◆ Your objective
Omit all pictures. Copy the rest of the material exactly.
--- begin Material ---
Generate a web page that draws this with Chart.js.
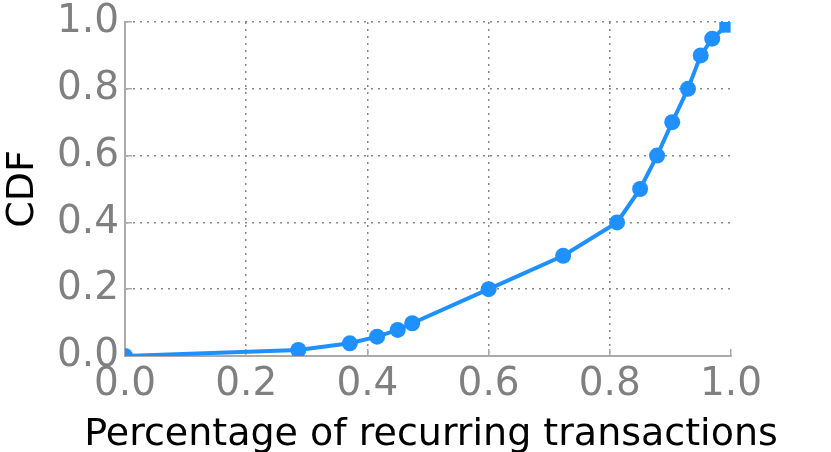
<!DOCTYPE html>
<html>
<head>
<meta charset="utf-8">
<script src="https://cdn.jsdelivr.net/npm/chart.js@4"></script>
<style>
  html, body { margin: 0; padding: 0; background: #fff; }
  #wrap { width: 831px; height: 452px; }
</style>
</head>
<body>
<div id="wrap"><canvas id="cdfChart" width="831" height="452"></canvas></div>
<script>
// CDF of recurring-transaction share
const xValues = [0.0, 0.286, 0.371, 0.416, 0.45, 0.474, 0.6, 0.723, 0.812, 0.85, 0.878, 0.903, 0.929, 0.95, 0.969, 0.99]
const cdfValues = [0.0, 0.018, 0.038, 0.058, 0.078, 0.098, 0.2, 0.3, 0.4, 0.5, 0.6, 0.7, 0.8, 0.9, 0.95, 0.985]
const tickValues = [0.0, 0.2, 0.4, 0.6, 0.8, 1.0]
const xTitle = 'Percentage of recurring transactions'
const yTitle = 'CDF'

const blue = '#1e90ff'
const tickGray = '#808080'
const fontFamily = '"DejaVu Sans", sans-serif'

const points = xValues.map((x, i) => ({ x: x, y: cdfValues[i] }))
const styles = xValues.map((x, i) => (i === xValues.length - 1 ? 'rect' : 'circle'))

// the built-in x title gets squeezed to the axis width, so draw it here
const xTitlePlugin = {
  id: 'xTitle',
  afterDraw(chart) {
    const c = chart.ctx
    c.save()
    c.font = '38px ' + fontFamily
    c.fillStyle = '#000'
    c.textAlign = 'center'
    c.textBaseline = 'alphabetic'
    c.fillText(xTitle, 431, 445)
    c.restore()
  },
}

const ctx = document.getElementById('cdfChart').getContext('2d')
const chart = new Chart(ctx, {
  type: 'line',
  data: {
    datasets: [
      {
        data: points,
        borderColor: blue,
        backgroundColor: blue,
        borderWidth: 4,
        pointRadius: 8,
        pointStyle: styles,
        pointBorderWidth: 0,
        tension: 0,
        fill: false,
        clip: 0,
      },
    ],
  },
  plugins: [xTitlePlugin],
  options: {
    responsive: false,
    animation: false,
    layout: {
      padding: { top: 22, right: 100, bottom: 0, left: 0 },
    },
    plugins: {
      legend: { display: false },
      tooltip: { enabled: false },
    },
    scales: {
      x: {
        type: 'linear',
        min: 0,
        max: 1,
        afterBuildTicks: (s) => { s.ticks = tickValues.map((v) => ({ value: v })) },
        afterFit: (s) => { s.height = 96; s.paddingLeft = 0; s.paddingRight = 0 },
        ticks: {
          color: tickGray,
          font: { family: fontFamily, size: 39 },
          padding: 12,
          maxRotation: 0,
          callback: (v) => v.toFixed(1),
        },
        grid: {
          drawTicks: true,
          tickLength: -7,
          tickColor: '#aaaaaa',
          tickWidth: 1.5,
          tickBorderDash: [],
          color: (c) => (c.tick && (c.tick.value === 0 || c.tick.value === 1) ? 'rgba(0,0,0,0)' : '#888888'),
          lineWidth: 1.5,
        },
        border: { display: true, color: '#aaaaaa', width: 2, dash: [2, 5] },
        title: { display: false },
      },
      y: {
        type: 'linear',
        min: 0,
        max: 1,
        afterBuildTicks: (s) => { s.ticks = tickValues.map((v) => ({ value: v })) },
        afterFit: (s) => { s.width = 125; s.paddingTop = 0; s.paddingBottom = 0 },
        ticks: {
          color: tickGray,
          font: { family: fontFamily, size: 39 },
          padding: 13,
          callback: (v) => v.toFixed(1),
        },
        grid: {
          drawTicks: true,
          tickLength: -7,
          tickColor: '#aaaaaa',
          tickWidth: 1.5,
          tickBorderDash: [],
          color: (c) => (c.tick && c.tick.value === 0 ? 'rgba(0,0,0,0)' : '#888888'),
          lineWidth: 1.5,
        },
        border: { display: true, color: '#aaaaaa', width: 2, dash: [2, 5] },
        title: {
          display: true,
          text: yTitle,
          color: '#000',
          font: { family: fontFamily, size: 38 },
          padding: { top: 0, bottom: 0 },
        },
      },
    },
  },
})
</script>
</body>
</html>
--- end Material ---
◆ Result for this exercise
Generate a web page that draws this with Chart.js.
<!DOCTYPE html>
<html>
<head>
<meta charset="utf-8">
<script src="https://cdn.jsdelivr.net/npm/chart.js@4"></script>
<style>
  html, body { margin: 0; padding: 0; background: #fff; }
  #wrap { width: 831px; height: 452px; }
</style>
</head>
<body>
<div id="wrap"><canvas id="cdfChart" width="831" height="452"></canvas></div>
<script>
// CDF of recurring-transaction share
const xValues = [0.0, 0.286, 0.371, 0.416, 0.45, 0.474, 0.6, 0.723, 0.812, 0.85, 0.878, 0.903, 0.929, 0.95, 0.969, 0.99]
const cdfValues = [0.0, 0.018, 0.038, 0.058, 0.078, 0.098, 0.2, 0.3, 0.4, 0.5, 0.6, 0.7, 0.8, 0.9, 0.95, 0.985]
const tickValues = [0.0, 0.2, 0.4, 0.6, 0.8, 1.0]
const xTitle = 'Percentage of recurring transactions'
const yTitle = 'CDF'

const blue = '#1e90ff'
const tickGray = '#808080'
const fontFamily = '"DejaVu Sans", sans-serif'

const points = xValues.map((x, i) => ({ x: x, y: cdfValues[i] }))
const styles = xValues.map((x, i) => (i === xValues.length - 1 ? 'rect' : 'circle'))

// the built-in x title gets squeezed to the axis width, so draw it here
const xTitlePlugin = {
  id: 'xTitle',
  afterDraw(chart) {
    const c = chart.ctx
    c.save()
    c.font = '38px ' + fontFamily
    c.fillStyle = '#000'
    c.textAlign = 'center'
    c.textBaseline = 'alphabetic'
    c.fillText(xTitle, 431, 445)
    c.restore()
  },
}

const ctx = document.getElementById('cdfChart').getContext('2d')
const chart = new Chart(ctx, {
  type: 'line',
  data: {
    datasets: [
      {
        data: points,
        borderColor: blue,
        backgroundColor: blue,
        borderWidth: 4,
        pointRadius: 8,
        pointStyle: styles,
        pointBorderWidth: 0,
        tension: 0,
        fill: false,
        clip: 0,
      },
    ],
  },
  plugins: [xTitlePlugin],
  options: {
    responsive: false,
    animation: false,
    layout: {
      padding: { top: 22, right: 100, bottom: 0, left: 0 },
    },
    plugins: {
      legend: { display: false },
      tooltip: { enabled: false },
    },
    scales: {
      x: {
        type: 'linear',
        min: 0,
        max: 1,
        afterBuildTicks: (s) => { s.ticks = tickValues.map((v) => ({ value: v })) },
        afterFit: (s) => { s.height = 96; s.paddingLeft = 0; s.paddingRight = 0 },
        ticks: {
          color: tickGray,
          font: { family: fontFamily, size: 39 },
          padding: 12,
          maxRotation: 0,
          callback: (v) => v.toFixed(1),
        },
        grid: {
          drawTicks: true,
          tickLength: -7,
          tickColor: '#aaaaaa',
          tickWidth: 1.5,
          tickBorderDash: [],
          color: (c) => (c.tick && (c.tick.value === 0 || c.tick.value === 1) ? 'rgba(0,0,0,0)' : '#888888'),
          lineWidth: 1.5,
        },
        border: { display: true, color: '#aaaaaa', width: 2, dash: [2, 5] },
        title: { display: false },
      },
      y: {
        type: 'linear',
        min: 0,
        max: 1,
        afterBuildTicks: (s) => { s.ticks = tickValues.map((v) => ({ value: v })) },
        afterFit: (s) => { s.width = 125; s.paddingTop = 0; s.paddingBottom = 0 },
        ticks: {
          color: tickGray,
          font: { family: fontFamily, size: 39 },
          padding: 13,
          callback: (v) => v.toFixed(1),
        },
        grid: {
          drawTicks: true,
          tickLength: -7,
          tickColor: '#aaaaaa',
          tickWidth: 1.5,
          tickBorderDash: [],
          color: (c) => (c.tick && c.tick.value === 0 ? 'rgba(0,0,0,0)' : '#888888'),
          lineWidth: 1.5,
        },
        border: { display: true, color: '#aaaaaa', width: 2, dash: [2, 5] },
        title: {
          display: true,
          text: yTitle,
          color: '#000',
          font: { family: fontFamily, size: 38 },
          padding: { top: 0, bottom: 0 },
        },
      },
    },
  },
})
</script>
</body>
</html>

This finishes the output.